- [DATA EXCERPTS]:

╭──

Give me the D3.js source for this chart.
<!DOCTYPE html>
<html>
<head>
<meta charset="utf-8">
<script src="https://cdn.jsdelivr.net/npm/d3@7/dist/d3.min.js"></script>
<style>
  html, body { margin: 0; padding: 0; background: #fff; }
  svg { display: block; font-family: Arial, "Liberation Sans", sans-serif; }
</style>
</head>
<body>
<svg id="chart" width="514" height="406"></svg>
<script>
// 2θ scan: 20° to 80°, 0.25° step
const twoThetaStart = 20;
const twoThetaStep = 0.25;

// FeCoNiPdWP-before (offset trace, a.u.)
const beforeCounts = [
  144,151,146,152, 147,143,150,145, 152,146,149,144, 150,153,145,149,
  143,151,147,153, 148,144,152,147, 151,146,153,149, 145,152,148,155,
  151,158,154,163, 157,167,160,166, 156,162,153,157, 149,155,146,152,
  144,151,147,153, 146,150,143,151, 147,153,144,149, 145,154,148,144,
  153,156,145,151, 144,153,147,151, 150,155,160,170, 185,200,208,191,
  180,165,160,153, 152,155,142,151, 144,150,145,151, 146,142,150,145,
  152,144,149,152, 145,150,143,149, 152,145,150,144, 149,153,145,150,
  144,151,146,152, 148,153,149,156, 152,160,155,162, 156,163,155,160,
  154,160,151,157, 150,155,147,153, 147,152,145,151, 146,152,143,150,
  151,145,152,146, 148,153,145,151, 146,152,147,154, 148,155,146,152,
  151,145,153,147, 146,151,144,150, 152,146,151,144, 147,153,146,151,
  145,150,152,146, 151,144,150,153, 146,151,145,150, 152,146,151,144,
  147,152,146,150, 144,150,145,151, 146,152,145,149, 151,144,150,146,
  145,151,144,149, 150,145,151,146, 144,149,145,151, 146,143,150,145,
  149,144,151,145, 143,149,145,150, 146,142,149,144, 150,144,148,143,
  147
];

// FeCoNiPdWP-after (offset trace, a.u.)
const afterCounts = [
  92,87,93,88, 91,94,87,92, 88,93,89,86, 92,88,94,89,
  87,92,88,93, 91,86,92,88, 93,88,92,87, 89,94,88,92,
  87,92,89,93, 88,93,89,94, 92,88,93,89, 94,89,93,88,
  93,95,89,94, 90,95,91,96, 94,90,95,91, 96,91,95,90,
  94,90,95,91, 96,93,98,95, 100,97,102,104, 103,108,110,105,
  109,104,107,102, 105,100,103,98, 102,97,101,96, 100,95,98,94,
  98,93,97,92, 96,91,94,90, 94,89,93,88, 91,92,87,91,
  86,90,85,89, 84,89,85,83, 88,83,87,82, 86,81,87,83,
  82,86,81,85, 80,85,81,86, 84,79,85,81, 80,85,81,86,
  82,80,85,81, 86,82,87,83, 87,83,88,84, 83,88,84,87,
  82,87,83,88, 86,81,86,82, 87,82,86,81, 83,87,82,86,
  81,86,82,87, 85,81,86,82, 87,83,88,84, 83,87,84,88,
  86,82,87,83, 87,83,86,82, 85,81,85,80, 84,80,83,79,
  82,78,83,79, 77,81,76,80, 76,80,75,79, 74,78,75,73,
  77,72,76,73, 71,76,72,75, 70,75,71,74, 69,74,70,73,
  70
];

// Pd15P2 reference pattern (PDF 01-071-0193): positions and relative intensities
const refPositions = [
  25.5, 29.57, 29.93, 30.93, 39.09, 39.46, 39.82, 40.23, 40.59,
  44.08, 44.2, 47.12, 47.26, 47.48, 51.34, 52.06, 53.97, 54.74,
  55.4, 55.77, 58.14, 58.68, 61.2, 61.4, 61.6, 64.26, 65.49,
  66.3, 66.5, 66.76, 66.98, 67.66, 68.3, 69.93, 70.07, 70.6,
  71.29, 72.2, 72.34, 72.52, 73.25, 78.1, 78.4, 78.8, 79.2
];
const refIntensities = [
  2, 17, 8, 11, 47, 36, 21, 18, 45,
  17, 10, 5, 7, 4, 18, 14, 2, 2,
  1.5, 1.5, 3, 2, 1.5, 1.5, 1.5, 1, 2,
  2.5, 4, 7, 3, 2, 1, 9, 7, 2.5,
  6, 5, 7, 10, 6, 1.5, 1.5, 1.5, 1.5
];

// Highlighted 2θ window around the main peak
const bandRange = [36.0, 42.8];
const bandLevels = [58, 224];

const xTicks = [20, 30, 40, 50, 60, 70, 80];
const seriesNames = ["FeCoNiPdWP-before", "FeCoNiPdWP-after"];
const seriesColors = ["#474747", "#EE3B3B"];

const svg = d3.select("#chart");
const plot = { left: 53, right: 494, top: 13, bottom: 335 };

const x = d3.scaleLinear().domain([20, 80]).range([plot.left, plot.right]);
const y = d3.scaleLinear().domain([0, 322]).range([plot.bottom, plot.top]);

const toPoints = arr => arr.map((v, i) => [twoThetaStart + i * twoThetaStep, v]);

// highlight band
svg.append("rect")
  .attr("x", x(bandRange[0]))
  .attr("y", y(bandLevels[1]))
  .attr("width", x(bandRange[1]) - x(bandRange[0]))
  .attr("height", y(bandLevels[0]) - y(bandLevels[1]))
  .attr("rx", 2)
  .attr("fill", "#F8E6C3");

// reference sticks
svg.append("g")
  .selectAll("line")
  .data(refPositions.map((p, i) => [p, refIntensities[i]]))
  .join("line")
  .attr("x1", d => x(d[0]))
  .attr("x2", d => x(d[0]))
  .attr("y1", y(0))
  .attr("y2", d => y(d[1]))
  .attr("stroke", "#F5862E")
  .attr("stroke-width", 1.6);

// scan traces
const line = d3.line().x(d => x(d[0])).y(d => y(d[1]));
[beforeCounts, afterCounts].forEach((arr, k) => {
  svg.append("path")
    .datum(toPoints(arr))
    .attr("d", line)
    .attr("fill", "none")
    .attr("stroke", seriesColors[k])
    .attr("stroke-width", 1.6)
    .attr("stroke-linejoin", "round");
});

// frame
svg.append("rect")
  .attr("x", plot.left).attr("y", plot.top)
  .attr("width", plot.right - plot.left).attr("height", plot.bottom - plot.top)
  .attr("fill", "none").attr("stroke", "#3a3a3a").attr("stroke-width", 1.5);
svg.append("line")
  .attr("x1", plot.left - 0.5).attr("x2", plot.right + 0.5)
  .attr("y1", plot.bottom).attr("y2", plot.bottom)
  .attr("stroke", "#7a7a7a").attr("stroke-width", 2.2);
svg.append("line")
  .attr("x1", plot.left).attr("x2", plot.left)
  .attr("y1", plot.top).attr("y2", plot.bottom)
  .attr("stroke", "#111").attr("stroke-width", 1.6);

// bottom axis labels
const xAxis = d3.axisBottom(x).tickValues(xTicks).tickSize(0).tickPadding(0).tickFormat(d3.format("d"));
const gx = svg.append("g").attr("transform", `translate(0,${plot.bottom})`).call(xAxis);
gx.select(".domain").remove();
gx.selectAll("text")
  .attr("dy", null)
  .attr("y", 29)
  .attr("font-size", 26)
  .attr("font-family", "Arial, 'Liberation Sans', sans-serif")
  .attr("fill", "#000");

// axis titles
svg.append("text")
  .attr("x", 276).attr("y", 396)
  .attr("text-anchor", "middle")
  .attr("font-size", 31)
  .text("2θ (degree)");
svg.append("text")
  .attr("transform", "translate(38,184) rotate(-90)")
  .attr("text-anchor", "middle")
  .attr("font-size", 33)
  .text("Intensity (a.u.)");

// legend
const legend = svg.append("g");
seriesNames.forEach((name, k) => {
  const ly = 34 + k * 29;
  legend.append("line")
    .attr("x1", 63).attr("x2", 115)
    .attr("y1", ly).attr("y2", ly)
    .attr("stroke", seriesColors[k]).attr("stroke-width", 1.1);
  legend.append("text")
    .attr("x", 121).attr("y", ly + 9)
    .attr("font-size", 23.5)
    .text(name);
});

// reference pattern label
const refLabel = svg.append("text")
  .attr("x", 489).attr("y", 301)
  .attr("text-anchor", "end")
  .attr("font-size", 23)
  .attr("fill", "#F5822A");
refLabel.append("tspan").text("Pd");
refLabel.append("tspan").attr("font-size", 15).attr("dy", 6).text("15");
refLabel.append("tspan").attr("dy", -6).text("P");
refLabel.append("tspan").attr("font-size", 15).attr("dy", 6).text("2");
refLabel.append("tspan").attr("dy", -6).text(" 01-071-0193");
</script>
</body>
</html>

╰──
╭──

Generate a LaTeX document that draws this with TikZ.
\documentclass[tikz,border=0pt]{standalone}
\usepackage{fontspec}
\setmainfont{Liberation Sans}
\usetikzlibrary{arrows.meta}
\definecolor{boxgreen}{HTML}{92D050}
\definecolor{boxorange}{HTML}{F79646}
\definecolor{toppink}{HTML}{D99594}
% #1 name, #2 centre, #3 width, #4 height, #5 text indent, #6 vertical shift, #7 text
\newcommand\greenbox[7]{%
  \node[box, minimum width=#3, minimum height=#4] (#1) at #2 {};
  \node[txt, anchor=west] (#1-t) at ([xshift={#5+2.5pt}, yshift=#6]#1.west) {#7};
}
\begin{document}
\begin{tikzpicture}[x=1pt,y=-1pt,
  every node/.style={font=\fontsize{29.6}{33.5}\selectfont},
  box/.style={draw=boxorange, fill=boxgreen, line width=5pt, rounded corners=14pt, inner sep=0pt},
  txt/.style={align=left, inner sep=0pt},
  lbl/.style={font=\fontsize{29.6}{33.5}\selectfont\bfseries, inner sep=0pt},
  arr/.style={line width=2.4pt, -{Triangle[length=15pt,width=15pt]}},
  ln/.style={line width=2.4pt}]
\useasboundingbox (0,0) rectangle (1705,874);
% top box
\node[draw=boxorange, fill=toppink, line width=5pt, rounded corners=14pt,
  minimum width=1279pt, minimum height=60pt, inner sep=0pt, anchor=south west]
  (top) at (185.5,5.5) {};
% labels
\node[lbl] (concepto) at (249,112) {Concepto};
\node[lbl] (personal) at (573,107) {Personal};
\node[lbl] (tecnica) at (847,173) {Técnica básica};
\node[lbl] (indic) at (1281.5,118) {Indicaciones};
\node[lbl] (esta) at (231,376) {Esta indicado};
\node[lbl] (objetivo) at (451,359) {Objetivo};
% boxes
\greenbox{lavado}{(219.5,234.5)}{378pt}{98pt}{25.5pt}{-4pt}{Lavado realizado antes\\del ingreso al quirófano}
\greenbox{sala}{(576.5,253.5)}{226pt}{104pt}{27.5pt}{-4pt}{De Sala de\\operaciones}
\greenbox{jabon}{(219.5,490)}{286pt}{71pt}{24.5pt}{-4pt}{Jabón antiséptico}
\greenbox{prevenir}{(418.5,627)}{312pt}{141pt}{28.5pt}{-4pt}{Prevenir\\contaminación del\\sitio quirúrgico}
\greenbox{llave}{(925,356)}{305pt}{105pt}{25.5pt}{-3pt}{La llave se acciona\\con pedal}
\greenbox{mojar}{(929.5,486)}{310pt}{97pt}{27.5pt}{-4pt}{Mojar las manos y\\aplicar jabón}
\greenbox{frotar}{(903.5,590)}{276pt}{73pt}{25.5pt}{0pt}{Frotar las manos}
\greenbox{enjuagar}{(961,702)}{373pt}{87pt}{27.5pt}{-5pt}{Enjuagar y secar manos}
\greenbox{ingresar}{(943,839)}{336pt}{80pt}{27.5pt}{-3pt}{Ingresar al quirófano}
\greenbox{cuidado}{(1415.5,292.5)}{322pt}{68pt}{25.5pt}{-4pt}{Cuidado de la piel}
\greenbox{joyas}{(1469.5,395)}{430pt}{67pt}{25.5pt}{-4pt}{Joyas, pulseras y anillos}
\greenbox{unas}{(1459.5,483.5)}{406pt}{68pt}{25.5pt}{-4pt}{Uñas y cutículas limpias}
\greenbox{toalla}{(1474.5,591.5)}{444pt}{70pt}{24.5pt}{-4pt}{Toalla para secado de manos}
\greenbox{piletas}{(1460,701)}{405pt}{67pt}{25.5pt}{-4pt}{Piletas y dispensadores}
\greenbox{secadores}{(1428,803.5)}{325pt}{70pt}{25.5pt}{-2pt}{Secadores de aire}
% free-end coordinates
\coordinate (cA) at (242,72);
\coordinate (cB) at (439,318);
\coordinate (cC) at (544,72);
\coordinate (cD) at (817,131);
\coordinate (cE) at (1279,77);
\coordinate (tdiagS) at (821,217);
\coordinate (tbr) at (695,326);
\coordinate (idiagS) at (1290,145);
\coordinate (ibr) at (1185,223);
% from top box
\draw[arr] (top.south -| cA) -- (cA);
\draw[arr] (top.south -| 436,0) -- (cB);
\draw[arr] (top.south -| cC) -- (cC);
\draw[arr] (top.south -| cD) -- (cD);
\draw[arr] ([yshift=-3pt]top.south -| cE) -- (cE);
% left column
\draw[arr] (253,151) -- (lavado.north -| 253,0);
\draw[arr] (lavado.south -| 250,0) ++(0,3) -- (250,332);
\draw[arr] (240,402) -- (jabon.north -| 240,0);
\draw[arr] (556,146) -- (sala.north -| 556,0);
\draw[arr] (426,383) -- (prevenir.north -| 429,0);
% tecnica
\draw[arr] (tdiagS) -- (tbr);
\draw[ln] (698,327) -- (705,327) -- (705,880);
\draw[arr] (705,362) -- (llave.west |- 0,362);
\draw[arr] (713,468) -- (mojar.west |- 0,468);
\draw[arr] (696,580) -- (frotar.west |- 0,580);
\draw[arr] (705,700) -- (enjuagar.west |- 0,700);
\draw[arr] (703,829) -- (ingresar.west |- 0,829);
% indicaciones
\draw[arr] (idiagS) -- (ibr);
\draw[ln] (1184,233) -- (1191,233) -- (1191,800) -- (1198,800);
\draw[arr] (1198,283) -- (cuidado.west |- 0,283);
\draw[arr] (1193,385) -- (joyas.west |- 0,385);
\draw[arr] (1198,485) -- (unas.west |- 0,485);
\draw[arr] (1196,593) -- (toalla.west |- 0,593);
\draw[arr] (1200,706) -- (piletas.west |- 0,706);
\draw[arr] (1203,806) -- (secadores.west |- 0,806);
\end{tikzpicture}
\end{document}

╰──

- [SET EXERCISE]:
Identify and copy all lines with the word "this".

- [EXERCISE RESULT]:
Give me the D3.js source for this chart.
Generate a LaTeX document that draws this with TikZ.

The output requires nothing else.